Tak lama kemudian, mereka keluar stadion. Elimiati mengatakan salah seorang saudaranya meminta foto anaknya, Virdi, untuk diberikan ke polisi agar membantu mencari. Serta disebar ke grup sosial media Aremania guna memudahkan pencarian.


“Ternyata posisi anak saya ketemu dalam keadaan meninggal dunia, berada di kamar mayat RSUD Kanjuruhan. Jenasah suami saya di RS Saiful Anwar,” ujarnya.


Anaknya mengalami luka pada bagian kepala, sedangkan suaminya tak ada sedikitpun luka. Kulit kedua korban juga tak tampak seperti gosong seperti beberapa korban lainnya.


“Tak tahu apakah terinjak-injak atau sesak nafas. Tidak ada surat keterangan dari rumah sakit,” katanya.


Tragedi itu tidak akan membuatnya membenci Arema FC. Tapi ia sudah tak ingin lagi menonton pertandingan sepakbola di stadion karena truman.


“Trauma, ingat anak dan ingat suami. Saya tidak akan lagi masuk stadion. Saya harap ini diusut tuntas, ada keadilan untuk kami semua,” ujarnya.


Hingga berita ini ditulis, sejumlah pihak telah mendatangi Malang, khususnya Stadion Kanjuruhan. Bahkan Presiden Jokowi bersama sejumlah pejabat penting lainnya hadir untuk melihat dari dekat lokasi kejadian dan mengunjungi sekaligus memberikan santunan kepada keluarga korban.
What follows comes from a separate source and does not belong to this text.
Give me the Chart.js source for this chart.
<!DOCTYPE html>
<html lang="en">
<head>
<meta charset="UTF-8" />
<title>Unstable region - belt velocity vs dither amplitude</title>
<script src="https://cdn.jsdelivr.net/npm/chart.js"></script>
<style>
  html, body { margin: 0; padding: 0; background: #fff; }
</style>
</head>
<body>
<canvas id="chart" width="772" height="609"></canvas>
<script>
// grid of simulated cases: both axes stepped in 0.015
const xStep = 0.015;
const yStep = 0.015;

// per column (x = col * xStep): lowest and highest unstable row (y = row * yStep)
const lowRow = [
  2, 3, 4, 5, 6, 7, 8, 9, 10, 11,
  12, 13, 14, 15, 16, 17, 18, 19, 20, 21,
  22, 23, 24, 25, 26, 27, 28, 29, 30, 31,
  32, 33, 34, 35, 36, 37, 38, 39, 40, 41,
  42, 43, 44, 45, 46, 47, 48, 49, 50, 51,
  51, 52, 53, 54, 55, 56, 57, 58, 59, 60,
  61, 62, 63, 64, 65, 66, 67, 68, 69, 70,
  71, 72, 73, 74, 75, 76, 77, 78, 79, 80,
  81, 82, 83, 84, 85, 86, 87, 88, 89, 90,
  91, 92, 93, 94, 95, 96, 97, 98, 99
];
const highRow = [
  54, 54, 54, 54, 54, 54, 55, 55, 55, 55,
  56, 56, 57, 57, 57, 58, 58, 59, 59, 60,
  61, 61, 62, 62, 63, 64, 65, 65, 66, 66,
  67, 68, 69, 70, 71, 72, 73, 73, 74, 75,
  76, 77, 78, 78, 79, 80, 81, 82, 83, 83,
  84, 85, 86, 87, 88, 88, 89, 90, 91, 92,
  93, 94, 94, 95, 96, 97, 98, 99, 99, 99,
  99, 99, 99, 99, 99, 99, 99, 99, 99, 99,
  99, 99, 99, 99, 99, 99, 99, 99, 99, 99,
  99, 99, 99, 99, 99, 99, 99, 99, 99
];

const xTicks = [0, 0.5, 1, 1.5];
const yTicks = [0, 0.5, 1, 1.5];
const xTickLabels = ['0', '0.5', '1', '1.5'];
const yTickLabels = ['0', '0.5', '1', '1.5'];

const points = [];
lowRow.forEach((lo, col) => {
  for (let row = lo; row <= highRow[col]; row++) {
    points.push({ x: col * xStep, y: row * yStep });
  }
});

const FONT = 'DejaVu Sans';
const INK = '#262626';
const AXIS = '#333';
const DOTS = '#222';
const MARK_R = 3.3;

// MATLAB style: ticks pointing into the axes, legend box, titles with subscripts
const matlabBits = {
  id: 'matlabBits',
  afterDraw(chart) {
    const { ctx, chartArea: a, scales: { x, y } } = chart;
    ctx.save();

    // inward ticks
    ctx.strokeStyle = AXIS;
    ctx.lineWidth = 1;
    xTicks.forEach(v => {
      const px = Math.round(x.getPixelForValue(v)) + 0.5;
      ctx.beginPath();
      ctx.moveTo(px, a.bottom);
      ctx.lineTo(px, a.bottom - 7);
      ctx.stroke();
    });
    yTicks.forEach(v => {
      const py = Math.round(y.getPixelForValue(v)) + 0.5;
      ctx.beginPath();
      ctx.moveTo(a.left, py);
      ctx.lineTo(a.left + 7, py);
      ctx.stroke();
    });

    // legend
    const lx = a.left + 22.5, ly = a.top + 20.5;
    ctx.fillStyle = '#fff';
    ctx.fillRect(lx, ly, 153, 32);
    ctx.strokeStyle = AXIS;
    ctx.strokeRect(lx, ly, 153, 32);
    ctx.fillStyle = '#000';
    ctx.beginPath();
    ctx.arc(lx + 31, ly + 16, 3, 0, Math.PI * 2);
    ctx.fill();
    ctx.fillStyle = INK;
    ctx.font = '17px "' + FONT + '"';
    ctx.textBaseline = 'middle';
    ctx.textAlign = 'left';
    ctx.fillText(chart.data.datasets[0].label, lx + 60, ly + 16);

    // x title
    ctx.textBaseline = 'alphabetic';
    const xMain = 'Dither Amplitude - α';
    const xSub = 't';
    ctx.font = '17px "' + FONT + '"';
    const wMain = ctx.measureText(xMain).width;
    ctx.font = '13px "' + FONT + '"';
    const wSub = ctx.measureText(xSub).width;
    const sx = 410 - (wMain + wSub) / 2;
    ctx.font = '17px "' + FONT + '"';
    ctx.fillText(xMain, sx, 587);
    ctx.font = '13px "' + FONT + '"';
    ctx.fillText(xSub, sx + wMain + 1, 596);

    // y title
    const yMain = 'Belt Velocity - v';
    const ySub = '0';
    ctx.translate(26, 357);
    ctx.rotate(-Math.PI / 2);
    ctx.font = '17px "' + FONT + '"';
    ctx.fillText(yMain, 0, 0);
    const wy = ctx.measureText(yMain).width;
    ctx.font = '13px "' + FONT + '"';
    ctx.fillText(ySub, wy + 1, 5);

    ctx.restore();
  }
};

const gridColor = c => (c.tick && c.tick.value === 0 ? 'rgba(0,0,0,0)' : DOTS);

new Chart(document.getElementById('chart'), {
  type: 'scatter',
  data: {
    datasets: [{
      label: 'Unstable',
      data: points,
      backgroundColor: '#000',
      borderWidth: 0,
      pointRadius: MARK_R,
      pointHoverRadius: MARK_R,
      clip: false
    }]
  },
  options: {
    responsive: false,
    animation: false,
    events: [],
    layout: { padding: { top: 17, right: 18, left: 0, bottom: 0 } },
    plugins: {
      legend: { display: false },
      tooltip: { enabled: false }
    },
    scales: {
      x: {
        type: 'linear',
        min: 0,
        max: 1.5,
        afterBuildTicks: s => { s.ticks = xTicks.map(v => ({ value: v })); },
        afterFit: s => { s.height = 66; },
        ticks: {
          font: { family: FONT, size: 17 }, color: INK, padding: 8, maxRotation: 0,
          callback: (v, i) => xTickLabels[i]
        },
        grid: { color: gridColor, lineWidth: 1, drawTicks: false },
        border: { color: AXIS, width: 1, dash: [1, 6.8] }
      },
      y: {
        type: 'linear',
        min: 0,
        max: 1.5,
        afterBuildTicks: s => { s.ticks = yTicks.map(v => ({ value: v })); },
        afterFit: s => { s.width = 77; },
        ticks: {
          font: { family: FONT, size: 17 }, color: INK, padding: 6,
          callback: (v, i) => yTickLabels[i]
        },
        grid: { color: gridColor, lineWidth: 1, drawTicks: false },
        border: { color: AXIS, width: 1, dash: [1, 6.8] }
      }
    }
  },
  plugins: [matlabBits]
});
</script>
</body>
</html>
Sebelumnya, Pemerintah melalui Menko Polhukam Mahfud MD sudah membentuk TGIPF atau Tim Gabungan Independen Pencari Fakta (TGIPF) tragedi Kanjuruhan. Presiden bahkan meminta tim ini dapat secepatnya menuntaskan tugas demi memastikan siapa yang bertanggung jawab atas kejadian yang mendapat sorotan dunia tersebut.

 

Ketua Umum Pengurus Besar Nahdlatul Ulama, KH Yahya Cholil Staquf juga melakukan kunjungan dan menyantuni keluarga korban. Dirinya juga berharap semua pihak dapat mempercayakan hasil penyelidikan kejadian ini kepada tim independen yang dibentuk pemerintah.